### Direction
All of the material below is to be restated word for word, apart from the pictures.

### Recorded data
- - - -
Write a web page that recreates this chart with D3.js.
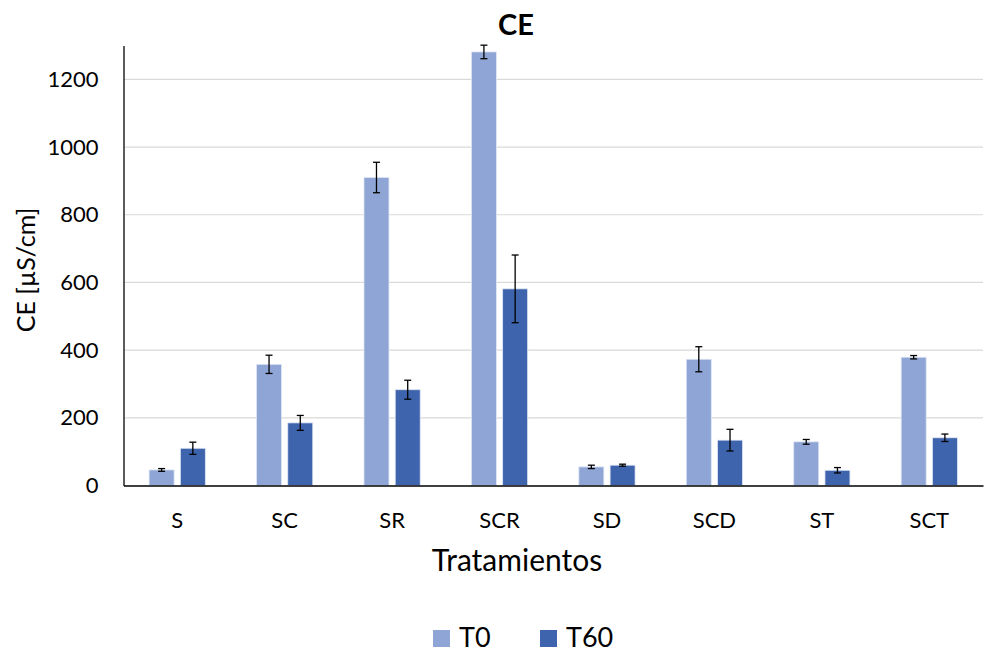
<!DOCTYPE html>
<html>
<head>
<meta charset="utf-8">
<script src="https://cdn.jsdelivr.net/npm/d3@7"></script>
<style>
  body { margin: 0; background: #fff; }
  text { font-family: Lato, "Open Sans", sans-serif; fill: #000; }
</style>
</head>
<body>
<svg></svg>
<script>
// chart data
const categories = ["S", "SC", "SR", "SCR", "SD", "SCD", "ST", "SCT"];
const seriesNames = ["T0", "T60"];
const t0Values = [46, 358, 910, 1281, 55, 373, 129, 379];
const t0Errors = [4, 27, 45, 20, 5, 37, 7, 5];
const t60Values = [110, 185, 283, 581, 60, 134, 45, 141];
const t60Errors = [18, 22, 28, 100, 3, 32, 8, 11];
const yTicks = [0, 200, 400, 600, 800, 1000, 1200];

const width = 999, height = 653;
const margin = { top: 45.5, bottom: 167.5, left: 123.5, right: 16 };
const colors = ["#8FA5D5", "#3D64AD"];

const svg = d3.select("svg")
    .attr("width", width)
    .attr("height", height);

const x = d3.scaleBand()
    .domain(categories)
    .range([margin.left, width - margin.right]);

// bars ~25px wide with a ~6px gap inside each category
const xSub = d3.scaleBand()
    .domain(seriesNames)
    .range([0, x.bandwidth()])
    .paddingInner(0.2)
    .paddingOuter(0.82);

const y = d3.scaleLinear()
    .domain([0, 1300])
    .range([height - margin.bottom, margin.top]);

// gridlines
svg.append("g")
  .selectAll("line")
  .data(yTicks.filter(d => d > 0))
  .join("line")
    .attr("x1", margin.left)
    .attr("x2", width - margin.right)
    .attr("y1", d => y(d))
    .attr("y2", d => y(d))
    .attr("stroke", "#d9d9d9")
    .attr("stroke-width", 1.2);

const rows = categories.map((c, i) => ({
  cat: c,
  vals: [
    { s: "T0", v: t0Values[i], e: t0Errors[i] },
    { s: "T60", v: t60Values[i], e: t60Errors[i] }
  ]
}));

const groups = svg.append("g")
  .selectAll("g")
  .data(rows)
  .join("g")
    .attr("transform", d => `translate(${x(d.cat)},0)`);

groups.selectAll("rect")
  .data(d => d.vals)
  .join("rect")
    .attr("x", d => xSub(d.s))
    .attr("width", xSub.bandwidth())
    .attr("y", d => y(d.v))
    .attr("height", d => y(0) - y(d.v))
    .attr("fill", (d, i) => colors[i])
    .attr("stroke", "#dfe6f3")
    .attr("stroke-width", 0.8);

// error bars
const errs = groups.selectAll("g.err")
  .data(d => d.vals)
  .join("g")
    .attr("class", "err")
    .attr("transform", d => `translate(${xSub(d.s) + xSub.bandwidth() / 2},0)`);

errs.append("line")
    .attr("y1", d => y(d.v - d.e))
    .attr("y2", d => y(d.v + d.e))
    .attr("stroke", "#000")
    .attr("stroke-width", 1.3);

errs.selectAll("line.cap")
  .data(d => [d.v - d.e, d.v + d.e])
  .join("line")
    .attr("class", "cap")
    .attr("x1", -3.5)
    .attr("x2", 3.5)
    .attr("y1", d => y(d))
    .attr("y2", d => y(d))
    .attr("stroke", "#000")
    .attr("stroke-width", 1.3);

// y axis
const yAxis = svg.append("g")
    .attr("transform", `translate(${margin.left},0)`)
    .call(d3.axisLeft(y).tickValues(yTicks).tickFormat(d3.format("d")).tickSize(0).tickPadding(25));
yAxis.select(".domain").attr("stroke", "#262626").attr("stroke-width", 1.5);
yAxis.selectAll("text").style("font-size", "22px").style("font-family", "Lato, sans-serif");

// x axis
const xAxis = svg.append("g")
    .attr("transform", `translate(0,${y(0)})`)
    .call(d3.axisBottom(x).tickSize(0).tickPadding(27));
xAxis.select(".domain").attr("stroke", "#000").attr("stroke-width", 1.5);
xAxis.selectAll("text").style("font-size", "22px").style("font-family", "Lato, sans-serif");

// titles
svg.append("text")
    .attr("x", 516)
    .attr("y", 35)
    .attr("text-anchor", "middle")
    .style("font-size", "29px")
    .style("font-weight", "bold")
    .text("CE");

svg.append("text")
    .attr("x", 517)
    .attr("y", 571)
    .attr("text-anchor", "middle")
    .style("font-size", "30px")
    .text("Tratamientos");

svg.append("text")
    .attr("transform", `translate(35,${270}) rotate(-90)`)
    .attr("text-anchor", "middle")
    .style("font-size", "25px")
    .text("CE [µS/cm]");

// legend
const legendX = [433, 540];
const legend = svg.append("g")
  .selectAll("g")
  .data(seriesNames)
  .join("g")
    .attr("transform", (d, i) => `translate(${legendX[i]},630)`);

legend.append("rect")
    .attr("width", 17)
    .attr("height", 17)
    .attr("fill", (d, i) => colors[i]);

legend.append("text")
    .attr("x", 26)
    .attr("y", 17)
    .style("font-size", "27px")
    .text(d => d);
</script>
</body>
</html>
- - - -
### Correct response
Write a web page that recreates this chart with D3.js.
<!DOCTYPE html>
<html>
<head>
<meta charset="utf-8">
<script src="https://cdn.jsdelivr.net/npm/d3@7"></script>
<style>
  body { margin: 0; background: #fff; }
  text { font-family: Lato, "Open Sans", sans-serif; fill: #000; }
</style>
</head>
<body>
<svg></svg>
<script>
// chart data
const categories = ["S", "SC", "SR", "SCR", "SD", "SCD", "ST", "SCT"];
const seriesNames = ["T0", "T60"];
const t0Values = [46, 358, 910, 1281, 55, 373, 129, 379];
const t0Errors = [4, 27, 45, 20, 5, 37, 7, 5];
const t60Values = [110, 185, 283, 581, 60, 134, 45, 141];
const t60Errors = [18, 22, 28, 100, 3, 32, 8, 11];
const yTicks = [0, 200, 400, 600, 800, 1000, 1200];

const width = 999, height = 653;
const margin = { top: 45.5, bottom: 167.5, left: 123.5, right: 16 };
const colors = ["#8FA5D5", "#3D64AD"];

const svg = d3.select("svg")
    .attr("width", width)
    .attr("height", height);

const x = d3.scaleBand()
    .domain(categories)
    .range([margin.left, width - margin.right]);

// bars ~25px wide with a ~6px gap inside each category
const xSub = d3.scaleBand()
    .domain(seriesNames)
    .range([0, x.bandwidth()])
    .paddingInner(0.2)
    .paddingOuter(0.82);

const y = d3.scaleLinear()
    .domain([0, 1300])
    .range([height - margin.bottom, margin.top]);

// gridlines
svg.append("g")
  .selectAll("line")
  .data(yTicks.filter(d => d > 0))
  .join("line")
    .attr("x1", margin.left)
    .attr("x2", width - margin.right)
    .attr("y1", d => y(d))
    .attr("y2", d => y(d))
    .attr("stroke", "#d9d9d9")
    .attr("stroke-width", 1.2);

const rows = categories.map((c, i) => ({
  cat: c,
  vals: [
    { s: "T0", v: t0Values[i], e: t0Errors[i] },
    { s: "T60", v: t60Values[i], e: t60Errors[i] }
  ]
}));

const groups = svg.append("g")
  .selectAll("g")
  .data(rows)
  .join("g")
    .attr("transform", d => `translate(${x(d.cat)},0)`);

groups.selectAll("rect")
  .data(d => d.vals)
  .join("rect")
    .attr("x", d => xSub(d.s))
    .attr("width", xSub.bandwidth())
    .attr("y", d => y(d.v))
    .attr("height", d => y(0) - y(d.v))
    .attr("fill", (d, i) => colors[i])
    .attr("stroke", "#dfe6f3")
    .attr("stroke-width", 0.8);

// error bars
const errs = groups.selectAll("g.err")
  .data(d => d.vals)
  .join("g")
    .attr("class", "err")
    .attr("transform", d => `translate(${xSub(d.s) + xSub.bandwidth() / 2},0)`);

errs.append("line")
    .attr("y1", d => y(d.v - d.e))
    .attr("y2", d => y(d.v + d.e))
    .attr("stroke", "#000")
    .attr("stroke-width", 1.3);

errs.selectAll("line.cap")
  .data(d => [d.v - d.e, d.v + d.e])
  .join("line")
    .attr("class", "cap")
    .attr("x1", -3.5)
    .attr("x2", 3.5)
    .attr("y1", d => y(d))
    .attr("y2", d => y(d))
    .attr("stroke", "#000")
    .attr("stroke-width", 1.3);

// y axis
const yAxis = svg.append("g")
    .attr("transform", `translate(${margin.left},0)`)
    .call(d3.axisLeft(y).tickValues(yTicks).tickFormat(d3.format("d")).tickSize(0).tickPadding(25));
yAxis.select(".domain").attr("stroke", "#262626").attr("stroke-width", 1.5);
yAxis.selectAll("text").style("font-size", "22px").style("font-family", "Lato, sans-serif");

// x axis
const xAxis = svg.append("g")
    .attr("transform", `translate(0,${y(0)})`)
    .call(d3.axisBottom(x).tickSize(0).tickPadding(27));
xAxis.select(".domain").attr("stroke", "#000").attr("stroke-width", 1.5);
xAxis.selectAll("text").style("font-size", "22px").style("font-family", "Lato, sans-serif");

// titles
svg.append("text")
    .attr("x", 516)
    .attr("y", 35)
    .attr("text-anchor", "middle")
    .style("font-size", "29px")
    .style("font-weight", "bold")
    .text("CE");

svg.append("text")
    .attr("x", 517)
    .attr("y", 571)
    .attr("text-anchor", "middle")
    .style("font-size", "30px")
    .text("Tratamientos");

svg.append("text")
    .attr("transform", `translate(35,${270}) rotate(-90)`)
    .attr("text-anchor", "middle")
    .style("font-size", "25px")
    .text("CE [µS/cm]");

// legend
const legendX = [433, 540];
const legend = svg.append("g")
  .selectAll("g")
  .data(seriesNames)
  .join("g")
    .attr("transform", (d, i) => `translate(${legendX[i]},630)`);

legend.append("rect")
    .attr("width", 17)
    .attr("height", 17)
    .attr("fill", (d, i) => colors[i]);

legend.append("text")
    .attr("x", 26)
    .attr("y", 17)
    .style("font-size", "27px")
    .text(d => d);
</script>
</body>
</html>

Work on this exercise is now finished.